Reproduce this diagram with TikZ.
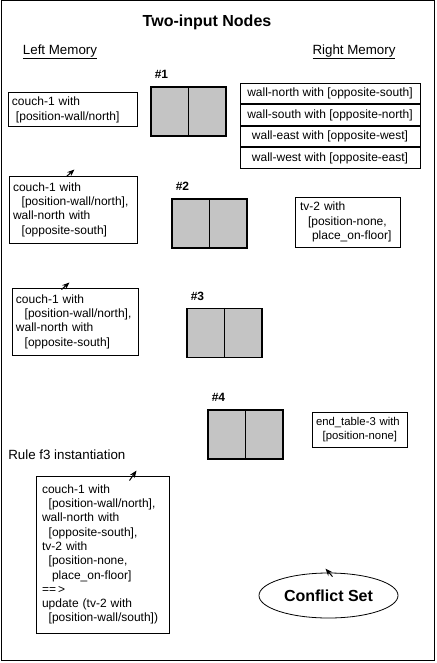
\documentclass[tikz,border=0pt]{standalone}
\usepackage{fontspec}
\setmainfont{Liberation Sans}
\usetikzlibrary{shapes.geometric,arrows.meta,patterns.meta,calc}
\begin{document}
\begin{tikzpicture}[x=0.75pt,y=-0.75pt,
  every node/.style={inner sep=0pt},
  frame/.style={draw,line width=0.75pt},
  mbox/.style={draw,line width=0.75pt,align=left,font=\fontsize{9}{10.7}\selectfont},
  rowbox/.style={draw,line width=0.75pt,minimum width=135pt,minimum height=15.375pt,
    font=\fontsize{9}{10.7}\selectfont,anchor=north},
  grid/.style={draw,line width=0.8pt,minimum width=56.25pt,minimum height=36.75pt,
    pattern={Dots[distance=1.5pt,radius=0.4pt]}},
  gridlbl/.style={font=\bfseries\fontsize{9}{10}\selectfont},
  head/.style={font=\fontsize{10}{12}\selectfont},
  tipline/.style={line width=0.75pt,-{Stealth[length=5.5pt,width=4.2pt]}}
]
\useasboundingbox (0,0) rectangle (436,663);
\draw[frame] (1,1) rectangle (434,660);

% headings
\node[font=\bfseries\fontsize{12}{14}\selectfont] (title) at (207,22) {Two-input Nodes};
\node[head] (lm) at (60,52) {\underline{Left Memory}};
\node[head] (rm) at (354,52) {\underline{Right Memory}};

% left memory boxes
\node[mbox,minimum width=96.75pt,minimum height=25.5pt,text width=90.75pt,inner xsep=3pt] (B1) at (72.5,110)
  {couch-1 with\\\hspace*{3pt}[position-wall/north]};
\node[mbox,minimum width=96pt,minimum height=50.25pt,text width=90pt,inner xsep=3pt] (B2) at (73,209.5)
  {couch-1 with\\\hspace*{6.5pt}[position-wall/north],\\wall-north with\\\hspace*{6.5pt}[opposite-south]};
\node[mbox,minimum width=94.5pt,minimum height=50.25pt,text width=88.5pt,inner xsep=3pt] (B3) at (75,321.5)
  {couch-1 with\\\hspace*{6.5pt}[position-wall/north],\\wall-north with\\\hspace*{6.5pt}[opposite-south]};

% right memory
\node[rowbox] (R1) at (330,83) {wall-north with [opposite-south]};
\node[rowbox] (R2) at (R1.south) {wall-south with [opposite-north]};
\node[rowbox] (R3) at (R2.south) {wall-east with [opposite-west]};
\node[rowbox] (R4) at (R3.south) {wall-west with [opposite-east]};

\node[mbox,minimum width=78.75pt,minimum height=37.5pt,text width=71.25pt,inner xsep=3.75pt] (TV) at (347.5,222)
  {tv-2 with\\\hspace*{6pt}[position-none,\\\hspace*{9pt}place\_on-floor]};
\node[mbox,font=\fontsize{8.5}{10.5}\selectfont,minimum width=71.25pt,minimum height=26.25pt,text width=65.25pt,inner xsep=3pt] (ET) at (359.5,429.5)
  {end\_table-3 with\\\hspace*{5pt}[position-none]};

% two-input nodes
\node[grid] (G1) at (188.5,111.5) {};
\node[grid] (G2) at (209.5,223.5) {};
\node[grid] (G3) at (224.5,333) {};
\node[grid] (G4) at (245.5,434.5) {};
\foreach \g in {G1,G2,G3,G4}{\draw[line width=0.8pt] (\g.north) -- (\g.south);}
\node[gridlbl] (L1) at ($(G1.north west)+(11,-12)$) {\#1};
\node[gridlbl] (L2) at ($(G2.north west)+(11,-12)$) {\#2};
\node[gridlbl] (L3) at ($(G3.north west)+(11,-12)$) {\#3};
\node[gridlbl] (L4) at ($(G4.north west)+(11,-12)$) {\#4};

% rule instantiation
\node[head,anchor=west] (RI) at (8,455) {Rule f3 instantiation};
\node[mbox,minimum width=99.75pt,minimum height=117.75pt,text width=90.75pt,inner xsep=4.5pt] (F) at (102.5,554.5)
  {couch-1 with\\\hspace*{5pt}[position-wall/north],\\wall-north with\\\hspace*{5pt}[opposite-south],\\tv-2 with\\\hspace*{5pt}[position-none,\\\hspace*{7.5pt}place\_on-floor]\\==\,>\\update (tv-2 with\\\hspace*{5pt}[position-wall/south])};

% conflict set
\node[draw,line width=0.6pt,ellipse,minimum width=104.25pt,minimum height=33.75pt,
  font=\bfseries\fontsize{12}{14}\selectfont] (CS) at (328.5,595.5) {Conflict Set};

% small arrow tips
\coordinate (a1s) at ($(B2.north west)+(58,1)$);
\coordinate (a1e) at ($(B2.north west)+(66,-6)$);
\coordinate (a2s) at ($(B3.north west)+(50,2)$);
\coordinate (a2e) at ($(B3.north west)+(58,-5)$);
\coordinate (a3s) at ($(F.north west)+(94,5)$);
\coordinate (a3e) at ($(F.north west)+(101,-5)$);
\coordinate (a4s) at ($(CS.north)+(4,4)$);
\coordinate (a4e) at ($(CS.north)+(-3,-4)$);
\draw[tipline] (a1s) -- (a1e);
\draw[tipline] (a2s) -- (a2e);
\draw[tipline] (a3s) -- (a3e);
\draw[tipline] (a4s) -- (a4e);
\end{tikzpicture}
\end{document}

EXERCISE PROMPT ->
All of the lines above should be printed exactly, minus the pictures.

RESPONSE TO THE EXERCISE ->
Reproduce this diagram with TikZ.
\documentclass[tikz,border=0pt]{standalone}
\usepackage{fontspec}
\setmainfont{Liberation Sans}
\usetikzlibrary{shapes.geometric,arrows.meta,patterns.meta,calc}
\begin{document}
\begin{tikzpicture}[x=0.75pt,y=-0.75pt,
  every node/.style={inner sep=0pt},
  frame/.style={draw,line width=0.75pt},
  mbox/.style={draw,line width=0.75pt,align=left,font=\fontsize{9}{10.7}\selectfont},
  rowbox/.style={draw,line width=0.75pt,minimum width=135pt,minimum height=15.375pt,
    font=\fontsize{9}{10.7}\selectfont,anchor=north},
  grid/.style={draw,line width=0.8pt,minimum width=56.25pt,minimum height=36.75pt,
    pattern={Dots[distance=1.5pt,radius=0.4pt]}},
  gridlbl/.style={font=\bfseries\fontsize{9}{10}\selectfont},
  head/.style={font=\fontsize{10}{12}\selectfont},
  tipline/.style={line width=0.75pt,-{Stealth[length=5.5pt,width=4.2pt]}}
]
\useasboundingbox (0,0) rectangle (436,663);
\draw[frame] (1,1) rectangle (434,660);

% headings
\node[font=\bfseries\fontsize{12}{14}\selectfont] (title) at (207,22) {Two-input Nodes};
\node[head] (lm) at (60,52) {\underline{Left Memory}};
\node[head] (rm) at (354,52) {\underline{Right Memory}};

% left memory boxes
\node[mbox,minimum width=96.75pt,minimum height=25.5pt,text width=90.75pt,inner xsep=3pt] (B1) at (72.5,110)
  {couch-1 with\\\hspace*{3pt}[position-wall/north]};
\node[mbox,minimum width=96pt,minimum height=50.25pt,text width=90pt,inner xsep=3pt] (B2) at (73,209.5)
  {couch-1 with\\\hspace*{6.5pt}[position-wall/north],\\wall-north with\\\hspace*{6.5pt}[opposite-south]};
\node[mbox,minimum width=94.5pt,minimum height=50.25pt,text width=88.5pt,inner xsep=3pt] (B3) at (75,321.5)
  {couch-1 with\\\hspace*{6.5pt}[position-wall/north],\\wall-north with\\\hspace*{6.5pt}[opposite-south]};

% right memory
\node[rowbox] (R1) at (330,83) {wall-north with [opposite-south]};
\node[rowbox] (R2) at (R1.south) {wall-south with [opposite-north]};
\node[rowbox] (R3) at (R2.south) {wall-east with [opposite-west]};
\node[rowbox] (R4) at (R3.south) {wall-west with [opposite-east]};

\node[mbox,minimum width=78.75pt,minimum height=37.5pt,text width=71.25pt,inner xsep=3.75pt] (TV) at (347.5,222)
  {tv-2 with\\\hspace*{6pt}[position-none,\\\hspace*{9pt}place\_on-floor]};
\node[mbox,font=\fontsize{8.5}{10.5}\selectfont,minimum width=71.25pt,minimum height=26.25pt,text width=65.25pt,inner xsep=3pt] (ET) at (359.5,429.5)
  {end\_table-3 with\\\hspace*{5pt}[position-none]};

% two-input nodes
\node[grid] (G1) at (188.5,111.5) {};
\node[grid] (G2) at (209.5,223.5) {};
\node[grid] (G3) at (224.5,333) {};
\node[grid] (G4) at (245.5,434.5) {};
\foreach \g in {G1,G2,G3,G4}{\draw[line width=0.8pt] (\g.north) -- (\g.south);}
\node[gridlbl] (L1) at ($(G1.north west)+(11,-12)$) {\#1};
\node[gridlbl] (L2) at ($(G2.north west)+(11,-12)$) {\#2};
\node[gridlbl] (L3) at ($(G3.north west)+(11,-12)$) {\#3};
\node[gridlbl] (L4) at ($(G4.north west)+(11,-12)$) {\#4};

% rule instantiation
\node[head,anchor=west] (RI) at (8,455) {Rule f3 instantiation};
\node[mbox,minimum width=99.75pt,minimum height=117.75pt,text width=90.75pt,inner xsep=4.5pt] (F) at (102.5,554.5)
  {couch-1 with\\\hspace*{5pt}[position-wall/north],\\wall-north with\\\hspace*{5pt}[opposite-south],\\tv-2 with\\\hspace*{5pt}[position-none,\\\hspace*{7.5pt}place\_on-floor]\\==\,>\\update (tv-2 with\\\hspace*{5pt}[position-wall/south])};

% conflict set
\node[draw,line width=0.6pt,ellipse,minimum width=104.25pt,minimum height=33.75pt,
  font=\bfseries\fontsize{12}{14}\selectfont] (CS) at (328.5,595.5) {Conflict Set};

% small arrow tips
\coordinate (a1s) at ($(B2.north west)+(58,1)$);
\coordinate (a1e) at ($(B2.north west)+(66,-6)$);
\coordinate (a2s) at ($(B3.north west)+(50,2)$);
\coordinate (a2e) at ($(B3.north west)+(58,-5)$);
\coordinate (a3s) at ($(F.north west)+(94,5)$);
\coordinate (a3e) at ($(F.north west)+(101,-5)$);
\coordinate (a4s) at ($(CS.north)+(4,4)$);
\coordinate (a4e) at ($(CS.north)+(-3,-4)$);
\draw[tipline] (a1s) -- (a1e);
\draw[tipline] (a2s) -- (a2e);
\draw[tipline] (a3s) -- (a3e);
\draw[tipline] (a4s) -- (a4e);
\end{tikzpicture}
\end{document}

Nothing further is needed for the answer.